Waspada Nilai Tukar Rupiah Melambung ke Rp17.000 Imbas Tarif Resiprokal AS


Asosiasi Pengusaha Indonesia (Apindo) memperingatkan kebijakan tarif resiprokal Amerika Serikat sebesar 32% terhadap Indonesia berpotensi menekan nilai tukar rupiah.
Analis Kebijakan Ekonomi Apindo, Ajib Hamdani, memproyeksikan bahwa kebijakan Trmp tersebut akan semakin menekan nilai tukar rupiah yang berpotensi memicu inflasi. Ia menilai risiko utamanya yakni proyeksi nilai tukar rupiah yang saat ini ditetapkan sekitar Rp16.000 per dolar AS dalam kerangka ekonomi makro bisa kian melambung hingga melampaui Rp17.000.
Berdasarkan Bloomberg, nilai tukar rupiah terhadap dolar AS kini berada di Rp16.756,94 .
“Selain memberikan sentimen negatif terhadap sektor private, keuangan negara dan kebijakan fiskal juga akan mengalami tekanan karena sebagian utang dalam bentuk dolar,” kata Ajib ketika dihubungi Katadata.co.id, Kamis (3/4).
Ajib menilai ada empat langkah utama yang bisa dilakukan Indonesia untuk merespons kebijakan tarif AS. Pertama, berupaya menegosiasikan tarif dengan Amerika Serikat. Kedua, meningkatkan nilai tambah komoditas unggulan Indonesia.
Ketiga, memperluas pasar ekspor dengan menggandeng mitra di BRICS dan negara lain melalui kerja sama bilateral. Keempat, memperkuat ekonomi domestik, terutama di sektor pangan dan energi, sejalan dengan program utama Presiden Prabowo Subianto.
Di sisi lain, Ajib menilai kebijakan tarif baru AS justru dapat mempersempit lingkup sekutu ekonominya. Dalam skala ekonomi global, ia menilai hanya Cina dan Uni Eropa yang memiliki kapasitas untuk mengimbangi langkah AS serta menegosiasikan tarif secara langsung.

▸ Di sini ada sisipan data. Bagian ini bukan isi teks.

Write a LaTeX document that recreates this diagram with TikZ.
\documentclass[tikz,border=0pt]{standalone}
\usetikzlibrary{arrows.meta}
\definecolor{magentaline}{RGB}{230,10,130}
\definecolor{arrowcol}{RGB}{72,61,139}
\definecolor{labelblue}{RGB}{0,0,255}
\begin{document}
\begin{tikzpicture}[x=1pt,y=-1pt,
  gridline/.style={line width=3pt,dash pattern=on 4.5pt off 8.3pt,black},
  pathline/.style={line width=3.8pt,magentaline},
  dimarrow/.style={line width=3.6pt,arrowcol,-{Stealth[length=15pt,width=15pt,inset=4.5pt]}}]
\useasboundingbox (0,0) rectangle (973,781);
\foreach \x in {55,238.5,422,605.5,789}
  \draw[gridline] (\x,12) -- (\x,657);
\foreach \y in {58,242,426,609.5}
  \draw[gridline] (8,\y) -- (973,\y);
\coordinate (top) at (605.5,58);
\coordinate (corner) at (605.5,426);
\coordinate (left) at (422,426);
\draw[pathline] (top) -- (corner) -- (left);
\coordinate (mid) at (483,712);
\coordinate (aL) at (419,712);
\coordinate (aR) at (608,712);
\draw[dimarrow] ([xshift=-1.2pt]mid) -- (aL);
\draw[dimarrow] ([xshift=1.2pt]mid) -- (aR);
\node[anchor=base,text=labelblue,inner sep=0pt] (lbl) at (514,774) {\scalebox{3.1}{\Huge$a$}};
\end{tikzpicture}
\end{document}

Sementara itu, Indonesia, yang menikmati surplus neraca dagang dengan AS, dihadapkan pada tantangan ekonomi yang semakin berat. Dengan daya tawar yang lebih rendah, potensi ekspor Indonesia ke pasar AS berisiko mengalami kontraksi.
“Surplus neraca dagang pada tahun 2024 sebesar US$16,84 miliar cenderung akan turun,” ujar Ajib.

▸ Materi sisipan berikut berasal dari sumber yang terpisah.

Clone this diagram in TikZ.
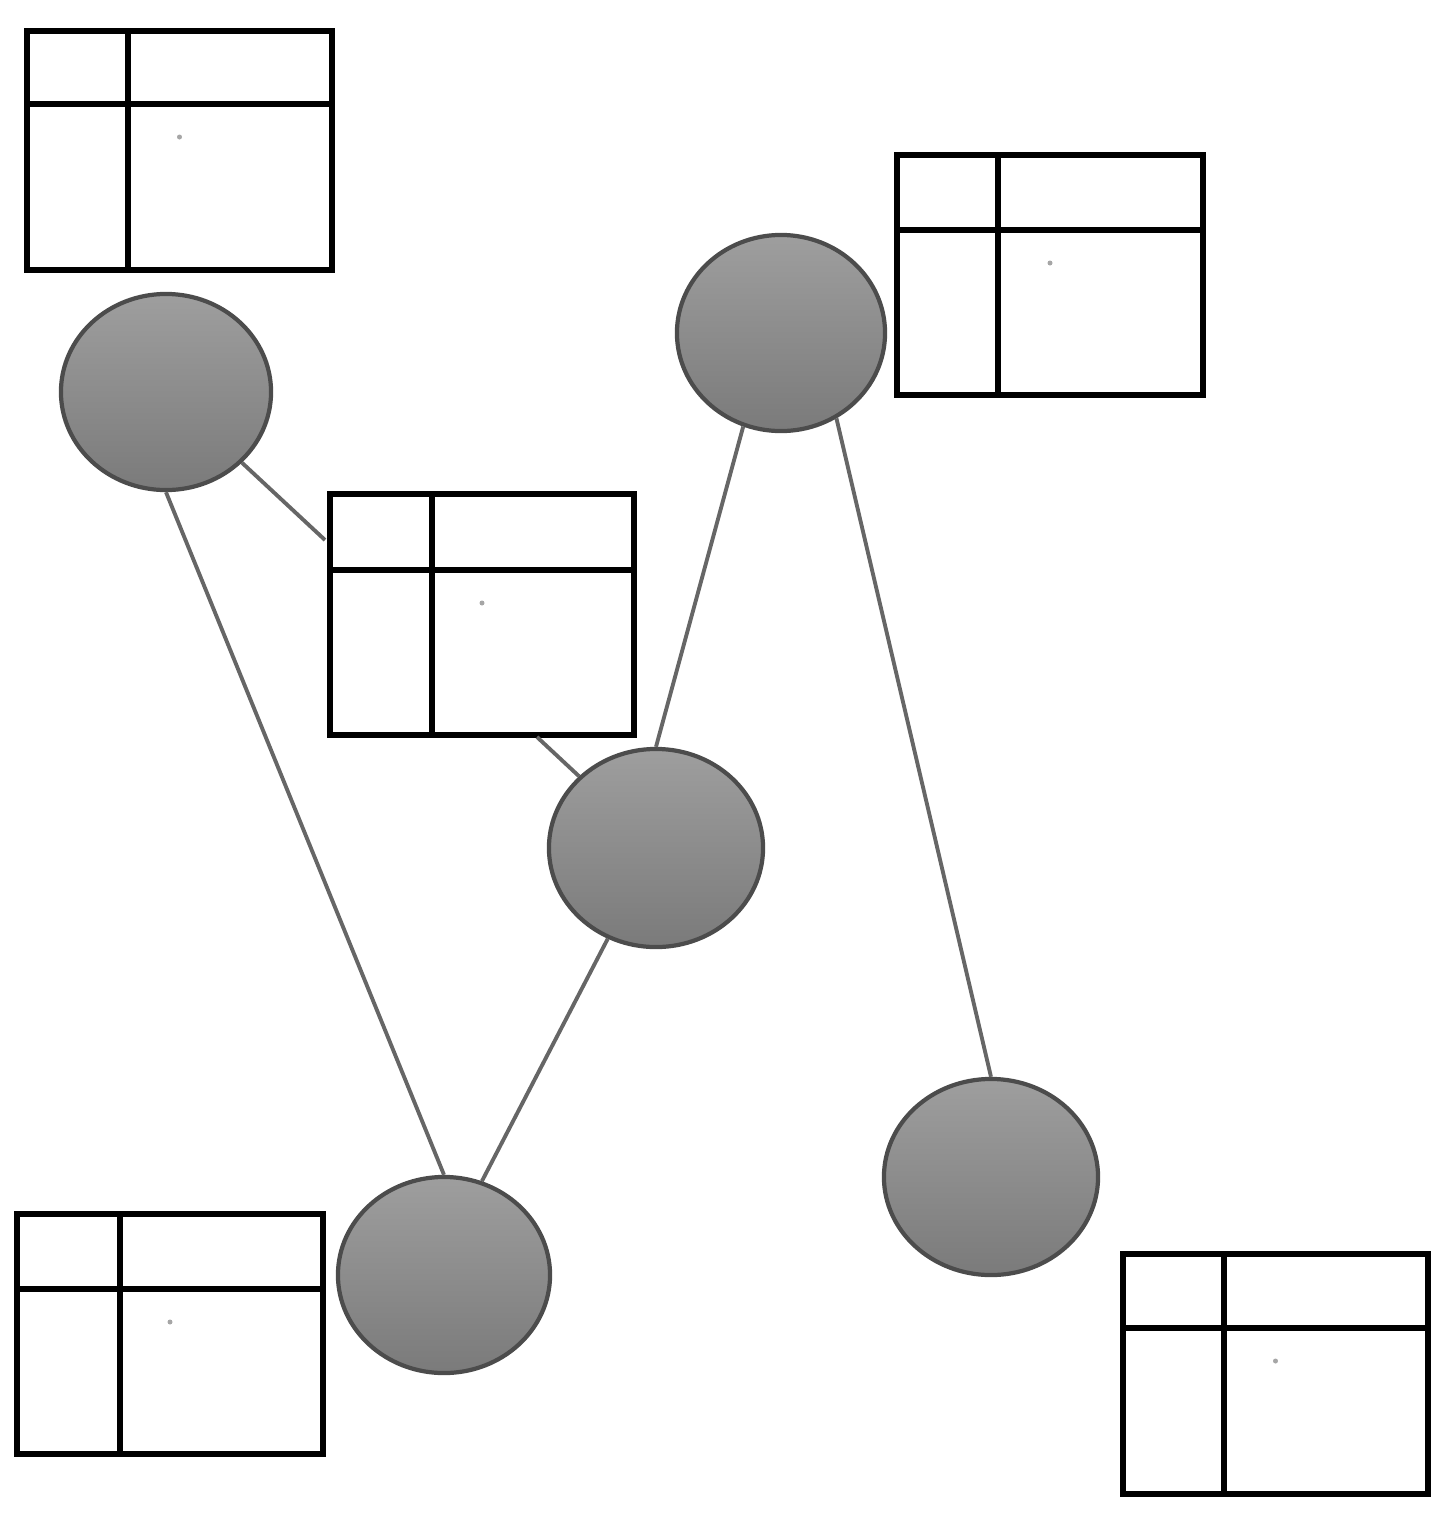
\documentclass[tikz,border=0pt]{standalone}
\usetikzlibrary{shapes.geometric}
\begin{document}
\begin{tikzpicture}[x=0.01cm,y=-0.01cm,
  ball/.style={ellipse,draw=black!70,line width=1.2pt,top color=black!38,bottom color=black!52,middle color=black!45,inner sep=0pt},
  tbl/.style={line width=1.9pt},
  link/.style={draw=black!60,line width=1.1pt}]
\useasboundingbox (0,0) rectangle (1455,1520);
\newcommand{\tabl}[6]{%
 \draw[tbl] (#1,#2) rectangle (#3,#4);
 \draw[tbl] (#5,#2) -- (#5,#4);
 \draw[tbl] (#1,#6) -- (#3,#6);
 \fill[black!35] ({(#1+#3)/2},{#6+33}) circle (2.5);}
\tabl{27}{31}{332}{270}{128}{104}
\tabl{897}{155}{1203}{395}{998}{230}
\tabl{330}{494}{634}{735}{432}{570}
\tabl{17}{1214}{323}{1454}{120}{1289}
\tabl{1123}{1254}{1428}{1494}{1224}{1328}
\coordinate (a) at (325,540);
\coordinate (b) at (537,737);
\node[ball,minimum width=2.1cm,minimum height=1.96cm] (C1) at (166,392) {};
\node[ball,minimum width=2.08cm,minimum height=1.96cm] (C2) at (781,333) {};
\node[ball,minimum width=2.14cm,minimum height=1.98cm] (C3) at (656,848) {};
\node[ball,minimum width=2.12cm,minimum height=1.96cm] (C4) at (444,1275) {};
\node[ball,minimum width=2.14cm,minimum height=1.96cm] (C5) at (991,1177) {};
\draw[link] (C1) -- (a);
\draw[link] (b) -- (C3);
\draw[link] (C1.south) -- (C4.north);
\draw[link] (C4.68) -- (C3.-118);
\draw[link] (C3.north) -- (C2.-112);
\draw[link] (C2.-57) -- (C5.north);
\end{tikzpicture}
\end{document}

Sejalan dengan itu, Head of Research NH Korindo Sekuritas, Ezaridho Ibnutama, mengatakan Indonesia termasuk salah satu negara di Asia Tenggara dengan tarif tertinggi setelah Vietnam, Thailand, dan Kamboja. Ia menyebut perdagangan antara Indonesia dan Amerika Serikat cukup konsisten dalam dua tahun terakhir.
Pada Februari 2025, surplus perdagangan Indonesia tercatat sebesar US$3,12 miliar, didorong oleh penurunan impor domestik akibat meningkatnya tekanan sosial ekonomi. Namun, ia menyayangkan bahwa kebijakan tarif baru yang diterapkan Presiden AS Donald Trump berpotensi mengganggu surplus perdagangan Indonesia.
Sebagai eksportir terbesar kedua bagi Tanah Air, ia mengakui langkah AS dapat menyebabkan penurunan nilai ekspor dalam beberapa bulan ke depan jika tidak ada kesepakatan bilateral antara kedua negara.
Selain itu, negara mitra dagang lain diperkirakan tidak dapat sepenuhnya menggantikan peran AS. Cina, misalnya, ia menilai tidak berada dalam kondisi ekonomi yang memungkinkan ekspansi manufaktur secara cepat sebab berisiko memicu gelembung investasi di sektor industrinya.
“Vietnam dan India juga tidak dapat diandalkan karena keduanya bergantung pada konsumsi AS untuk tumbuh dan keduanya terkena tarif yang lebih tinggi daripada Indonesia,” kata Ezaridho dalam risetnya, Kamis (3/4).